Pearl over at Beading Gem has done a full-blown experiment on two different patina solutions: gun blue (normally used to keep guns from rusting) versus liver-of-sulfur (a very common patina agent). It's a really interesting compare/contrast between the two. At the bottom of her post, Pearl included links to other reading on the subject of patinas, too.
From The Beading Gem's Journal.

The other post I wanted to share is a more DIY method of adding patinas to your work, courtesy of The Amethyst Dragonfly. She shares recipes for how to add a verdigris patina using household chemicals. The verdigris patina looks really neat!
From The Amethyst Dragonfly.

There you have it! I have no idea when I'll ever get around to using any of this, but now the information is available in one spot for me, haha. And for you, too! If you use either of these techniques, please post your results in the comments - I'd love to hear about it, or see photos of it, if you prefer. :)

Sunday, November 29, 2015

DIY Craft Room Organization

So, as I've posted about before, I'm always looking for more ways to make use of the limited craft space that I have. I'd like to share with you today some lovely DIY ways to organize your craft room. :)

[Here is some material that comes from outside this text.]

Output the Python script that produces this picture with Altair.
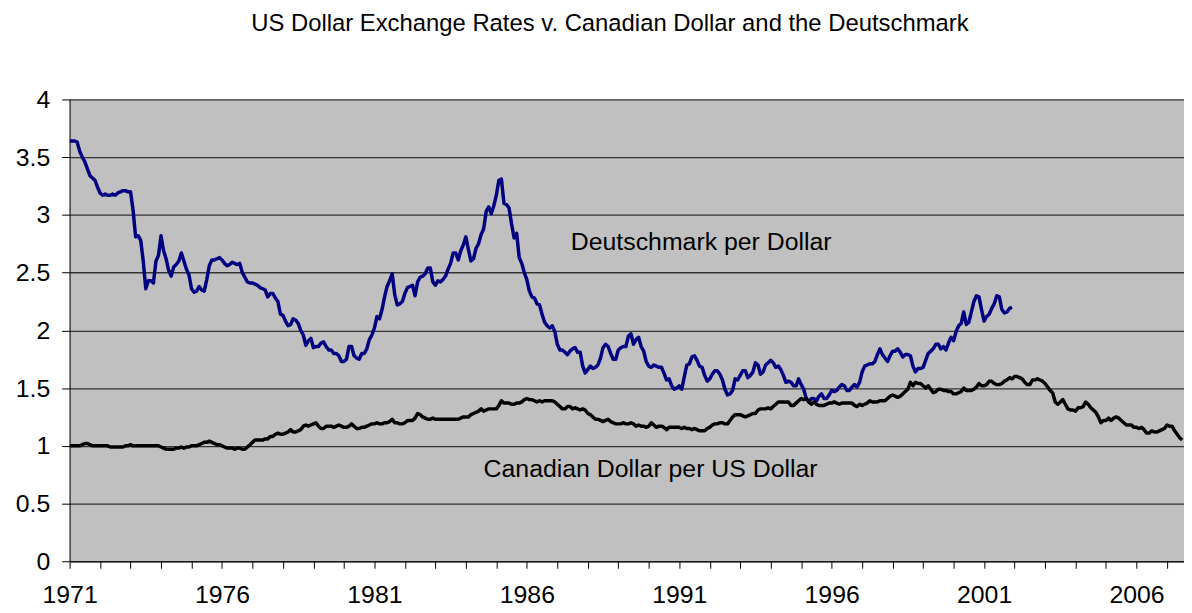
import altair as alt
import pandas as pd

START_YEAR = 1971

# Monthly values, January 1971 onward (one row per year)
dm_values = [
    3.64, 3.64, 3.64, 3.63, 3.55, 3.50, 3.46, 3.40, 3.34, 3.32, 3.30, 3.24,  # 1971
    3.19, 3.17, 3.18, 3.17, 3.17, 3.18, 3.17, 3.19, 3.20, 3.21, 3.21, 3.20,  # 1972
    3.20, 3.04, 2.81, 2.82, 2.78, 2.60, 2.36, 2.43, 2.43, 2.41, 2.60, 2.65,  # 1973
    2.82, 2.69, 2.62, 2.52, 2.47, 2.55, 2.57, 2.60, 2.67, 2.60, 2.53, 2.48,  # 1974
    2.36, 2.33, 2.34, 2.38, 2.35, 2.34, 2.44, 2.56, 2.61, 2.61, 2.62, 2.63,  # 1975
    2.61, 2.58, 2.56, 2.57, 2.59, 2.58, 2.57, 2.58, 2.50, 2.46, 2.42, 2.41,  # 1976
    2.41, 2.40, 2.39, 2.37, 2.36, 2.35, 2.29, 2.32, 2.32, 2.28, 2.25, 2.14,  # 1977
    2.13, 2.08, 2.04, 2.05, 2.10, 2.09, 2.06, 2.00, 1.96, 1.87, 1.91, 1.93,  # 1978
    1.85, 1.86, 1.86, 1.89, 1.90, 1.86, 1.83, 1.83, 1.80, 1.80, 1.78, 1.73,  # 1979
    1.73, 1.75, 1.86, 1.86, 1.78, 1.76, 1.75, 1.80, 1.80, 1.84, 1.92, 1.96,  # 1980
    2.02, 2.12, 2.10, 2.18, 2.29, 2.38, 2.43, 2.49, 2.31, 2.22, 2.23, 2.25,  # 1981
    2.32, 2.37, 2.38, 2.39, 2.30, 2.42, 2.46, 2.47, 2.49, 2.54, 2.54, 2.42,  # 1982
    2.39, 2.43, 2.42, 2.44, 2.47, 2.53, 2.58, 2.67, 2.67, 2.61, 2.69, 2.74,  # 1983
    2.81, 2.70, 2.60, 2.62, 2.71, 2.75, 2.83, 2.88, 3.03, 3.07, 3.01, 3.08,  # 1984
    3.17, 3.30, 3.31, 3.10, 3.09, 3.06, 2.92, 2.80, 2.84, 2.63, 2.58, 2.50,  # 1985
    2.44, 2.34, 2.29, 2.28, 2.23, 2.22, 2.14, 2.07, 2.04, 2.02, 2.04, 1.99,  # 1986
    1.88, 1.83, 1.83, 1.81, 1.79, 1.82, 1.84, 1.85, 1.81, 1.81, 1.69, 1.63,  # 1987
    1.66, 1.69, 1.67, 1.68, 1.70, 1.76, 1.85, 1.88, 1.86, 1.80, 1.75, 1.75,  # 1988
    1.83, 1.85, 1.86, 1.86, 1.95, 1.97, 1.88, 1.92, 1.94, 1.86, 1.82, 1.73,  # 1989
    1.69, 1.68, 1.70, 1.69, 1.68, 1.68, 1.63, 1.57, 1.58, 1.52, 1.49, 1.50,  # 1990
    1.52, 1.49, 1.60, 1.70, 1.71, 1.77, 1.78, 1.74, 1.69, 1.68, 1.61, 1.56,  # 1991
    1.58, 1.62, 1.65, 1.65, 1.62, 1.57, 1.49, 1.44, 1.45, 1.48, 1.58, 1.57,  # 1992
    1.61, 1.65, 1.65, 1.59, 1.61, 1.64, 1.72, 1.70, 1.62, 1.64, 1.70, 1.72,  # 1993
    1.74, 1.72, 1.68, 1.69, 1.66, 1.61, 1.55, 1.56, 1.55, 1.52, 1.52, 1.58,  # 1994
    1.53, 1.49, 1.41, 1.38, 1.41, 1.41, 1.39, 1.43, 1.45, 1.41, 1.41, 1.44,  # 1995
    1.48, 1.47, 1.48, 1.51, 1.53, 1.52, 1.48, 1.48, 1.51, 1.53, 1.51, 1.55,  # 1996
    1.64, 1.69, 1.70, 1.71, 1.71, 1.73, 1.79, 1.84, 1.79, 1.76, 1.73, 1.78,  # 1997
    1.82, 1.82, 1.84, 1.81, 1.77, 1.79, 1.79, 1.78, 1.69, 1.64, 1.67, 1.67,  # 1998
    1.68, 1.74, 1.80, 1.82, 1.84, 1.88, 1.88, 1.84, 1.86, 1.83, 1.89, 1.94,  # 1999
    1.91, 1.99, 2.04, 2.06, 2.16, 2.05, 2.07, 2.16, 2.25, 2.30, 2.29, 2.18,  # 2000
    2.08, 2.12, 2.14, 2.19, 2.23, 2.30, 2.29, 2.18, 2.15, 2.16, 2.19, 2.20,  # 2001
]

cad_values = [
    1.00, 1.00, 1.00, 1.00, 1.00, 1.01, 1.02, 1.02, 1.01, 1.00, 1.00, 1.00,  # 1971
    1.00, 1.00, 1.00, 1.00, 0.99, 0.99, 0.99, 0.99, 0.99, 0.99, 1.00, 1.00,  # 1972
    1.01, 1.00, 1.00, 1.00, 1.00, 1.00, 1.00, 1.00, 1.00, 1.00, 1.00, 1.00,  # 1973
    0.99, 0.98, 0.97, 0.97, 0.97, 0.97, 0.98, 0.98, 0.99, 0.98, 0.99, 0.99,  # 1974
    1.00, 1.00, 1.00, 1.01, 1.02, 1.03, 1.03, 1.04, 1.03, 1.02, 1.01, 1.01,  # 1975
    1.00, 0.99, 0.98, 0.98, 0.98, 0.97, 0.98, 0.98, 0.97, 0.97, 0.99, 1.01,  # 1976
    1.03, 1.05, 1.05, 1.05, 1.05, 1.06, 1.06, 1.08, 1.08, 1.10, 1.11, 1.10,  # 1977
    1.10, 1.11, 1.12, 1.14, 1.12, 1.12, 1.13, 1.14, 1.17, 1.18, 1.17, 1.18,  # 1978
    1.19, 1.20, 1.17, 1.15, 1.15, 1.17, 1.17, 1.17, 1.16, 1.17, 1.18, 1.17,  # 1979
    1.16, 1.16, 1.17, 1.19, 1.17, 1.15, 1.15, 1.16, 1.16, 1.17, 1.18, 1.19,  # 1980
    1.19, 1.20, 1.19, 1.19, 1.20, 1.20, 1.21, 1.23, 1.20, 1.20, 1.19, 1.19,  # 1981
    1.20, 1.22, 1.22, 1.22, 1.24, 1.28, 1.27, 1.25, 1.24, 1.23, 1.23, 1.24,  # 1982
    1.23, 1.23, 1.23, 1.23, 1.23, 1.23, 1.23, 1.23, 1.23, 1.23, 1.24, 1.25,  # 1983
    1.25, 1.25, 1.27, 1.28, 1.29, 1.30, 1.32, 1.30, 1.31, 1.32, 1.32, 1.32,  # 1984
    1.32, 1.35, 1.39, 1.37, 1.37, 1.37, 1.36, 1.36, 1.37, 1.37, 1.38, 1.40,  # 1985
    1.41, 1.40, 1.40, 1.39, 1.38, 1.39, 1.38, 1.39, 1.39, 1.39, 1.39, 1.38,  # 1986
    1.36, 1.34, 1.32, 1.32, 1.34, 1.34, 1.32, 1.33, 1.32, 1.31, 1.32, 1.31,  # 1987
    1.28, 1.27, 1.25, 1.23, 1.23, 1.22, 1.21, 1.22, 1.23, 1.21, 1.20, 1.19,  # 1988
    1.19, 1.19, 1.20, 1.19, 1.19, 1.20, 1.19, 1.17, 1.18, 1.17, 1.17, 1.16,  # 1989
    1.17, 1.20, 1.18, 1.16, 1.17, 1.17, 1.16, 1.14, 1.16, 1.16, 1.16, 1.16,  # 1990
    1.16, 1.15, 1.16, 1.15, 1.15, 1.14, 1.15, 1.14, 1.13, 1.13, 1.13, 1.15,  # 1991
    1.16, 1.18, 1.19, 1.19, 1.20, 1.20, 1.19, 1.19, 1.22, 1.25, 1.27, 1.27,  # 1992
    1.27, 1.26, 1.25, 1.26, 1.27, 1.28, 1.28, 1.31, 1.32, 1.32, 1.32, 1.33,  # 1993
    1.32, 1.34, 1.36, 1.38, 1.38, 1.38, 1.38, 1.38, 1.35, 1.35, 1.37, 1.39,  # 1994
    1.41, 1.40, 1.41, 1.38, 1.36, 1.38, 1.36, 1.35, 1.35, 1.35, 1.36, 1.37,  # 1995
    1.37, 1.38, 1.37, 1.36, 1.37, 1.37, 1.37, 1.37, 1.37, 1.35, 1.34, 1.36,  # 1996
    1.35, 1.36, 1.37, 1.39, 1.38, 1.38, 1.38, 1.39, 1.39, 1.39, 1.41, 1.43,  # 1997
    1.44, 1.43, 1.42, 1.43, 1.45, 1.47, 1.49, 1.55, 1.52, 1.55, 1.54, 1.54,  # 1998
    1.52, 1.50, 1.52, 1.49, 1.46, 1.47, 1.49, 1.49, 1.48, 1.48, 1.47, 1.47,  # 1999
    1.45, 1.45, 1.46, 1.47, 1.50, 1.48, 1.48, 1.48, 1.49, 1.51, 1.54, 1.52,  # 2000
    1.52, 1.53, 1.56, 1.56, 1.54, 1.53, 1.53, 1.54, 1.56, 1.57, 1.59, 1.58,  # 2001
    1.60, 1.60, 1.59, 1.58, 1.55, 1.53, 1.53, 1.57, 1.57, 1.58, 1.57, 1.56,  # 2002
    1.54, 1.51, 1.48, 1.46, 1.38, 1.36, 1.38, 1.40, 1.36, 1.32, 1.31, 1.31,  # 2003
    1.30, 1.33, 1.33, 1.34, 1.38, 1.36, 1.33, 1.31, 1.29, 1.25, 1.20, 1.22,  # 2004
    1.22, 1.24, 1.22, 1.24, 1.25, 1.24, 1.22, 1.20, 1.18, 1.18, 1.18, 1.16,  # 2005
    1.16, 1.15, 1.16, 1.14, 1.11, 1.11, 1.13, 1.12, 1.12, 1.13, 1.14, 1.15,  # 2006
    1.18, 1.17, 1.17, 1.13, 1.10, 1.07, 1.05,                                # 2007
]

series_names = ["Deutschmark per Dollar", "Canadian Dollar per US Dollar"]
series_colors = ["#000080", "#000000"]

title_text = ["US Dollar Exchange Rates v. Canadian Dollar and the Deutschmark"]
year_ticks = list(range(1971, 2008))
y_ticks = [0, 0.5, 1, 1.5, 2, 2.5, 3, 3.5, 4]

annotation_labels = ["Deutschmark per Dollar", "Canadian Dollar per US Dollar"]
annotation_years = [1991.72, 1990.06]
annotation_values = [2.70, 0.73]

rows = []
for name, values in zip(series_names, [dm_values, cad_values]):
    for i, v in enumerate(values):
        rows.append({"t": START_YEAR + i / 12.0, "v": v, "series": name, "order": i})
df = pd.DataFrame(rows)

ann_df = pd.DataFrame({"t": annotation_years, "v": annotation_values, "label": annotation_labels})
title_df = pd.DataFrame({"label": title_text})

x_end = START_YEAR + (len(cad_values) - 1 + 0.7) / 12.0
x_scale = alt.Scale(domain=[START_YEAR, x_end], nice=False, zero=False)
y_scale = alt.Scale(domain=[0, 4], nice=False)

x_axis = alt.Axis(
    values=year_ticks,
    labelExpr="(datum.value - 1971) % 5 == 0 ? format(datum.value, 'd') : ''",
    labelOverlap=False,
    labelFlush=False,
    grid=False,
    tickSize=7,
    tickColor="#000000",
    domainColor="#000000",
    labelPadding=14,
    labelFontSize=25,
    labelColor="#000000",
)
y_axis = alt.Axis(
    values=y_ticks,
    format="~g",
    labelOverlap=False,
    grid=True,
    gridColor="#333333",
    gridWidth=1.3,
    tickSize=8,
    tickColor="#000000",
    domainColor="#000000",
    labelPadding=12,
    labelFontSize=25,
    labelColor="#000000",
    labelFlush=False,
)

lines = alt.Chart(df).mark_line(strokeWidth=3.5, clip=True, strokeJoin="round").encode(
    x=alt.X("t:Q", scale=x_scale, title=None, axis=x_axis),
    y=alt.Y("v:Q", scale=y_scale, title=None, axis=y_axis),
    color=alt.Color("series:N", scale=alt.Scale(domain=series_names, range=series_colors), legend=None),
    detail="series:N",
    order="order:Q",
)

texts = alt.Chart(ann_df).mark_text(
    fontSize=25, align="center", baseline="alphabetic", color="#000000", font="Liberation Sans"
).encode(
    x=alt.X("t:Q", scale=x_scale, title=None, axis=x_axis),
    y=alt.Y("v:Q", scale=y_scale, title=None, axis=y_axis),
    text="label:N",
)

title = alt.Chart(title_df).mark_text(
    fontSize=24, align="center", baseline="alphabetic", color="#000000", font="Liberation Sans"
).encode(
    x=alt.value(544),
    y=alt.value(-69),
    text="label:N",
)

chart = alt.layer(lines, texts, title).properties(
    width=1122,
    height=465,
    autosize=alt.AutoSizeParams(type="none"),
    padding={"left": 62, "top": 90, "right": 0, "bottom": 48},
).configure(
    font="Liberation Sans",
).configure_view(
    fill="#C0C0C0",
    strokeWidth=0,
).configure_axis(
    labelFont="Liberation Sans",
)

chart.save("out.html", embed_options={"renderer": "svg", "actions": False})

The first DIY organization tip comes from It Happens in a Blink - a way to reuse a wipes container to make a cute storage box. The tutorial shows how to cover the box in fabric and make it pretty. Melanie used hers for her washi tape collection; I would probably use it to hold my macrame cord. You could use it for ribbons or other string, I'd bet! I could see using it in the kitchen to hold cooking twine, for example.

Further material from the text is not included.